◆ **EXERCISE BRIEF**
Leave out the pictures and reproduce all of the data exactly.

◆ **DATA BLOCK**

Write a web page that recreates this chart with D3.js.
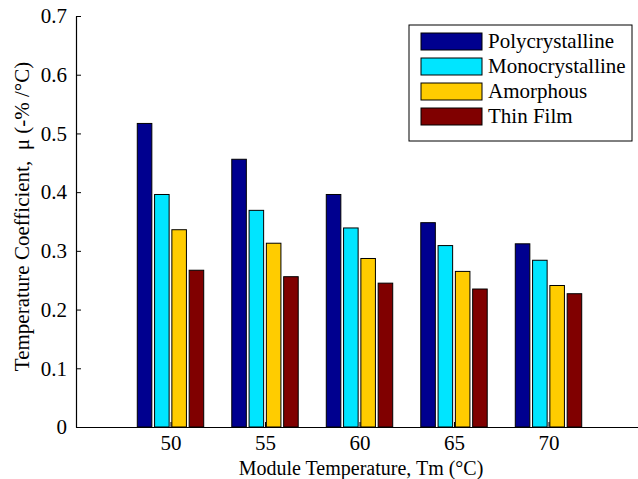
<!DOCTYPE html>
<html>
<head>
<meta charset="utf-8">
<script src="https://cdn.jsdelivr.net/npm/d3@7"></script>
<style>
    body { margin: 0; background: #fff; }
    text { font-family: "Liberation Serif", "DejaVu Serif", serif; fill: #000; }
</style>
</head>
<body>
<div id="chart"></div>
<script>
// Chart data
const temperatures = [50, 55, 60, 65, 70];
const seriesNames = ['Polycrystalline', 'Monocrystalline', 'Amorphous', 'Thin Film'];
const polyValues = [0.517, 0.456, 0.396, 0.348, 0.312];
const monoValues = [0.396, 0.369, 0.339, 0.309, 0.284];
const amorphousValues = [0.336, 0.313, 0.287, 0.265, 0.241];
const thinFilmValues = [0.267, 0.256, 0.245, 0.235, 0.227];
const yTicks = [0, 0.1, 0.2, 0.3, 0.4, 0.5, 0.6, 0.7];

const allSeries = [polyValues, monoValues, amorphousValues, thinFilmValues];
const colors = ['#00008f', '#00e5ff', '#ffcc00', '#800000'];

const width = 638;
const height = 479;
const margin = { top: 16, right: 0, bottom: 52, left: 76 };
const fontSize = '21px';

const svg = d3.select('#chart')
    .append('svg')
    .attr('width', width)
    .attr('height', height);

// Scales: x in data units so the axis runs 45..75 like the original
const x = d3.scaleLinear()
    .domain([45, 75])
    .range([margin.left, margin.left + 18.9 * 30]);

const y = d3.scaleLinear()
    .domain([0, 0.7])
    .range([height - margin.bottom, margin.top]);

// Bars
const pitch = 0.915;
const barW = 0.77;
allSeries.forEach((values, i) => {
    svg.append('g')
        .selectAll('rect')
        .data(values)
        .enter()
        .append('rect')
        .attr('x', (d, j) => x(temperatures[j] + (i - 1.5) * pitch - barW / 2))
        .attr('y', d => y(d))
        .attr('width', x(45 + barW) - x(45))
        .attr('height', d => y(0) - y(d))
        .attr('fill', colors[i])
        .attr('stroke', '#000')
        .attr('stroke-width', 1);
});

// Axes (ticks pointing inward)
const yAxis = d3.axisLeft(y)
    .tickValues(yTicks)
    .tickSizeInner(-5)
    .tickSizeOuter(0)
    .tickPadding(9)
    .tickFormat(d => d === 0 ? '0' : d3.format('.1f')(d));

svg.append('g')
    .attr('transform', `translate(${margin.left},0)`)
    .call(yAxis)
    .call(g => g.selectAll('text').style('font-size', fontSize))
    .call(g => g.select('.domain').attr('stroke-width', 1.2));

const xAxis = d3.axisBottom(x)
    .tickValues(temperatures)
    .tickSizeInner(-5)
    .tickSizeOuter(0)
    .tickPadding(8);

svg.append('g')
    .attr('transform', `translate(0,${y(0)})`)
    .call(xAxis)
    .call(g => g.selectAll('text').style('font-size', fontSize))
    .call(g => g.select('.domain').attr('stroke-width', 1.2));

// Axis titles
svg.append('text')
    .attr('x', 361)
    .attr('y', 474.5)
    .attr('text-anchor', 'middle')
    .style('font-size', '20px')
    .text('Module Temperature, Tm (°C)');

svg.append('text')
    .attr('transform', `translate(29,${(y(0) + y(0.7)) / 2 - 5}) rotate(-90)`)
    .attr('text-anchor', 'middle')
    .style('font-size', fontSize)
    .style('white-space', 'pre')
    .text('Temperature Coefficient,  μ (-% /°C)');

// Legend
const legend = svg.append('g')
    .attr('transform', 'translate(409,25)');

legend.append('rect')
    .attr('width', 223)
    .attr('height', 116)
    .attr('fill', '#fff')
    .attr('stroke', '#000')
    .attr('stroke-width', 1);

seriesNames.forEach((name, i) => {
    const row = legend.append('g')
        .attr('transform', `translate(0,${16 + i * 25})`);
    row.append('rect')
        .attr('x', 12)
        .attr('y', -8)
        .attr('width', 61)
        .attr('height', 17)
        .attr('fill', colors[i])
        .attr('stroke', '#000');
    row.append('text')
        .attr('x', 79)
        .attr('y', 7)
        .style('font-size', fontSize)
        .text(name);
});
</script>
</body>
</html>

◆ **REPLY**
Write a web page that recreates this chart with D3.js.
<!DOCTYPE html>
<html>
<head>
<meta charset="utf-8">
<script src="https://cdn.jsdelivr.net/npm/d3@7"></script>
<style>
    body { margin: 0; background: #fff; }
    text { font-family: "Liberation Serif", "DejaVu Serif", serif; fill: #000; }
</style>
</head>
<body>
<div id="chart"></div>
<script>
// Chart data
const temperatures = [50, 55, 60, 65, 70];
const seriesNames = ['Polycrystalline', 'Monocrystalline', 'Amorphous', 'Thin Film'];
const polyValues = [0.517, 0.456, 0.396, 0.348, 0.312];
const monoValues = [0.396, 0.369, 0.339, 0.309, 0.284];
const amorphousValues = [0.336, 0.313, 0.287, 0.265, 0.241];
const thinFilmValues = [0.267, 0.256, 0.245, 0.235, 0.227];
const yTicks = [0, 0.1, 0.2, 0.3, 0.4, 0.5, 0.6, 0.7];

const allSeries = [polyValues, monoValues, amorphousValues, thinFilmValues];
const colors = ['#00008f', '#00e5ff', '#ffcc00', '#800000'];

const width = 638;
const height = 479;
const margin = { top: 16, right: 0, bottom: 52, left: 76 };
const fontSize = '21px';

const svg = d3.select('#chart')
    .append('svg')
    .attr('width', width)
    .attr('height', height);

// Scales: x in data units so the axis runs 45..75 like the original
const x = d3.scaleLinear()
    .domain([45, 75])
    .range([margin.left, margin.left + 18.9 * 30]);

const y = d3.scaleLinear()
    .domain([0, 0.7])
    .range([height - margin.bottom, margin.top]);

// Bars
const pitch = 0.915;
const barW = 0.77;
allSeries.forEach((values, i) => {
    svg.append('g')
        .selectAll('rect')
        .data(values)
        .enter()
        .append('rect')
        .attr('x', (d, j) => x(temperatures[j] + (i - 1.5) * pitch - barW / 2))
        .attr('y', d => y(d))
        .attr('width', x(45 + barW) - x(45))
        .attr('height', d => y(0) - y(d))
        .attr('fill', colors[i])
        .attr('stroke', '#000')
        .attr('stroke-width', 1);
});

// Axes (ticks pointing inward)
const yAxis = d3.axisLeft(y)
    .tickValues(yTicks)
    .tickSizeInner(-5)
    .tickSizeOuter(0)
    .tickPadding(9)
    .tickFormat(d => d === 0 ? '0' : d3.format('.1f')(d));

svg.append('g')
    .attr('transform', `translate(${margin.left},0)`)
    .call(yAxis)
    .call(g => g.selectAll('text').style('font-size', fontSize))
    .call(g => g.select('.domain').attr('stroke-width', 1.2));

const xAxis = d3.axisBottom(x)
    .tickValues(temperatures)
    .tickSizeInner(-5)
    .tickSizeOuter(0)
    .tickPadding(8);

svg.append('g')
    .attr('transform', `translate(0,${y(0)})`)
    .call(xAxis)
    .call(g => g.selectAll('text').style('font-size', fontSize))
    .call(g => g.select('.domain').attr('stroke-width', 1.2));

// Axis titles
svg.append('text')
    .attr('x', 361)
    .attr('y', 474.5)
    .attr('text-anchor', 'middle')
    .style('font-size', '20px')
    .text('Module Temperature, Tm (°C)');

svg.append('text')
    .attr('transform', `translate(29,${(y(0) + y(0.7)) / 2 - 5}) rotate(-90)`)
    .attr('text-anchor', 'middle')
    .style('font-size', fontSize)
    .style('white-space', 'pre')
    .text('Temperature Coefficient,  μ (-% /°C)');

// Legend
const legend = svg.append('g')
    .attr('transform', 'translate(409,25)');

legend.append('rect')
    .attr('width', 223)
    .attr('height', 116)
    .attr('fill', '#fff')
    .attr('stroke', '#000')
    .attr('stroke-width', 1);

seriesNames.forEach((name, i) => {
    const row = legend.append('g')
        .attr('transform', `translate(0,${16 + i * 25})`);
    row.append('rect')
        .attr('x', 12)
        .attr('y', -8)
        .attr('width', 61)
        .attr('height', 17)
        .attr('fill', colors[i])
        .attr('stroke', '#000');
    row.append('text')
        .attr('x', 79)
        .attr('y', 7)
        .style('font-size', fontSize)
        .text(name);
});
</script>
</body>
</html>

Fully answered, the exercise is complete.